Skanking into a star system near you, Battle-Ska Galactica are a retro-futuristic Wellington outfit blending Jamaican roots and two-tone swagger with intergalactic enthusiasm. Released in February ’26 their eight-track album ‘Get Together’ reveals the seven-piece band at their madcap best, bringing the vibes and off-beats with their usual charm.
Swampy surf guitar that cries out for its own lost ‘60s cartoon series, a percussively tight brass section never afraid to wander when the moment demands, and a suspiciously suave lead vocal combine to create a sound that’s impossible to ignore. This is the sound of a dive bar dripping with sweat, dipped in rum and skanking like the world ends tomorrow.
Beneath the skanking grooves and brass-soaked chaos, the band are quietly launching Molotov cocktails at the modern world – globalisation, climate anxiety, mental health, capitalism itself. But they do it with such gleeful abandon that you barely notice you’re being radicalised while dancing like a maniac.
There’s a clear nod to the two-tone tradition of bands like The Specials – particularly in World Wide Pain – but the band approach it with enough irreverence to keep things feeling fresh.

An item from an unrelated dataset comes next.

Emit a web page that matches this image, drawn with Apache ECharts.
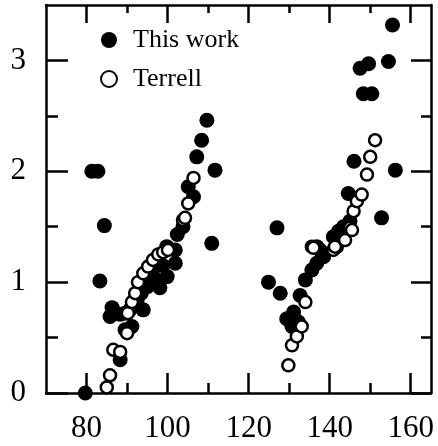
<!DOCTYPE html>
<html><head><meta charset="utf-8">
<script src="https://cdn.jsdelivr.net/npm/echarts@6/dist/echarts.min.js"></script>
<style>html,body{margin:0;padding:0;background:#fff}#c{width:438px;height:446px}</style>
</head><body><div id="c"></div>
<script>
const seriesNames = ['This work', 'Terrell'];
const xMajorTicks = [80, 100, 120, 140, 160];
const xMinorTicks = [90, 110, 130, 150];
const yMajorTicks = [0, 1, 2, 3];
const yMinorTicks = [0.5, 1.5, 2.5];

const thisWork = [
  [79.7, 0.0], [81.3, 2.0], [82.8, 2.0], [84.4, 1.51], [83.3, 1.01],
  [85.8, 0.69], [86.3, 0.77], [87.3, 0.72], [88.3, 0.71], [89.5, 0.72], [89.5, 0.57], [91.2, 0.6],
  [88.3, 0.30], [90.7, 0.75], [92.5, 0.84], [93.5, 0.9], [94.0, 0.75], [95.0, 0.96], [96.5, 1.05],
  [95.8, 1.14], [97.2, 1.0], [98.1, 0.95], [98.8, 1.15], [99.9, 1.05], [101.9, 1.17], [101.9, 1.29],
  [102.4, 1.43], [103.8, 1.5], [99.8, 1.32], [105.1, 1.86], [106.4, 1.77], [107.2, 2.13],
  [108.4, 2.28], [109.7, 2.46], [111.7, 2.01], [110.9, 1.35],
  [124.9, 1.0], [127.8, 0.9], [127.0, 1.49], [129.4, 0.67], [131.1, 0.73], [132.3, 0.64],
  [130.7, 0.6], [132.7, 0.88], [134.0, 1.02], [135.6, 1.11], [136.8, 1.17], [137.6, 1.29],
  [136.8, 1.32], [138.5, 1.23], [140.9, 1.41], [141.7, 1.32], [142.2, 1.46], [143.4, 1.5],
  [145.0, 1.55], [144.6, 1.8], [146.0, 2.09], [152.8, 1.58], [147.5, 2.93], [149.6, 2.97],
  [154.5, 2.99], [155.5, 3.32], [148.3, 2.7], [150.4, 2.7], [156.2, 2.01]
];
const terrell = [
  [85.0, 0.05], [85.8, 0.16], [86.6, 0.39], [88.3, 0.37], [90.0, 0.54], [90.2, 0.72],
  [91.2, 0.82], [92.0, 0.9], [92.7, 1.0], [94.0, 1.08], [95.2, 1.14], [96.4, 1.2], [97.7, 1.25],
  [98.9, 1.27], [100.1, 1.29], [103.8, 1.56], [104.3, 1.58], [105.1, 1.71], [106.4, 1.94],
  [129.8, 0.25], [130.7, 0.43], [131.9, 0.51], [133.1, 0.6], [134.0, 0.82], [135.6, 1.32],
  [136.0, 1.31], [140.9, 1.29], [141.3, 1.32], [143.8, 1.38], [145.0, 1.49], [145.5, 1.47],
  [145.9, 1.64], [146.7, 1.73], [147.9, 1.79], [149.2, 1.97], [150.0, 2.13], [151.2, 2.28]
];

const FONT = '"Liberation Serif", "Times New Roman", serif';
const X_MIN = 70, X_MAX = 165, Y_MIN = 0, Y_MAX = 3.5;

function xAx(pos, ticks, len, showLabel, showLine) {
  return {
    type: 'value', position: pos, min: X_MIN, max: X_MAX,
    axisLine: { show: showLine, onZero: false, lineStyle: { color: '#000', width: 2.5 } },
    axisTick: { show: true, inside: true, length: len, customValues: ticks, lineStyle: { color: '#000', width: 2.5 } },
    axisLabel: showLabel ? { show: true, customValues: ticks, color: '#000', fontFamily: FONT, fontSize: 31, margin: 20 } : { show: false },
    splitLine: { show: false }
  };
}
function yAx(pos, ticks, len, showLabel, showLine) {
  return {
    type: 'value', position: pos, min: Y_MIN, max: Y_MAX,
    axisLine: { show: showLine, onZero: false, lineStyle: { color: '#000', width: 2.5 } },
    axisTick: { show: true, inside: true, length: len, customValues: ticks, lineStyle: { color: '#000', width: 2.5 } },
    axisLabel: showLabel ? { show: true, customValues: ticks, color: '#000', fontFamily: FONT, fontSize: 31, margin: 20 } : { show: false },
    splitLine: { show: false }
  };
}

const chart = echarts.init(document.getElementById('c'), null, { renderer: 'canvas' });
chart.setOption({
  animation: false,
  backgroundColor: '#fff',
  grid: { left: 46, right: 7, top: 5, bottom: 53 },
  legend: {
    left: 95, top: 22, orient: 'vertical', itemGap: 13,
    itemWidth: 16, itemHeight: 16,
    textStyle: { color: '#000', fontFamily: FONT, fontSize: 26, padding: [2, 0, 0, 11] },
    data: seriesNames
  },
  xAxis: [
    xAx('bottom', xMajorTicks, 20, true, true),
    xAx('bottom', xMinorTicks, 10, false, false),
    xAx('top', xMajorTicks, 18, false, true),
    xAx('top', xMinorTicks, 8, false, false)
  ],
  yAxis: [
    yAx('left', yMajorTicks, 22, true, true),
    yAx('left', yMinorTicks, 12, false, false),
    yAx('right', yMajorTicks, 20, false, true),
    yAx('right', yMinorTicks, 10, false, false)
  ],
  series: [
    { name: seriesNames[0], type: 'scatter', xAxisIndex: 0, yAxisIndex: 0, data: thisWork,
      symbol: 'circle', symbolSize: 15, itemStyle: { color: '#000', opacity: 1 }, z: 2 },
    { name: seriesNames[1], type: 'scatter', xAxisIndex: 0, yAxisIndex: 0, data: terrell,
      symbol: 'circle', symbolSize: 12, itemStyle: { color: '#fff', borderColor: '#000', borderWidth: 2.5, opacity: 1 }, z: 3 }
  ]
});
</script></body></html>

Recorded mostly between guitarist Saali Marks‘ home studio in Wairarapa and Lee Prebble’s The Surgery in Te Whanganui-a-Tara, ‘Get Together’ was produced by the band, with Prebble on mixing duties. The production keeps everything punchy and immediate, giving the brass room to breathe without losing the raw dive-bar energy. Squaring that circle has rarely sounded this cosmic. The Cylons themselves would be proud!
The highlight is arguably Living a Lie, with an intro that would make Lux Interior weep and an ethereal background effect ripped straight from Captain Scarlet and the Mysterons. As the skanking turns up to 11, an angry vocal sparks up and at one point Link Wray appears to wander in for a solo. When the sirens fade into nothing it’s a cheeky capper to a track that would rattle any bar worth its rum. On the off-beat, obviously – these boys know their stuff.
The album’s final track, the instrumental Battle Goes Ska!, a nod to the Jamaican roots of the ska sound, shows Battle-Ska Galactica as a band of many flavours – as much at home in the deepest roots of the great ska world tree as they are comfortable blasting off into infinity and beyond.
If the world really is ending tomorrow, at least someone remembered to bring the horns.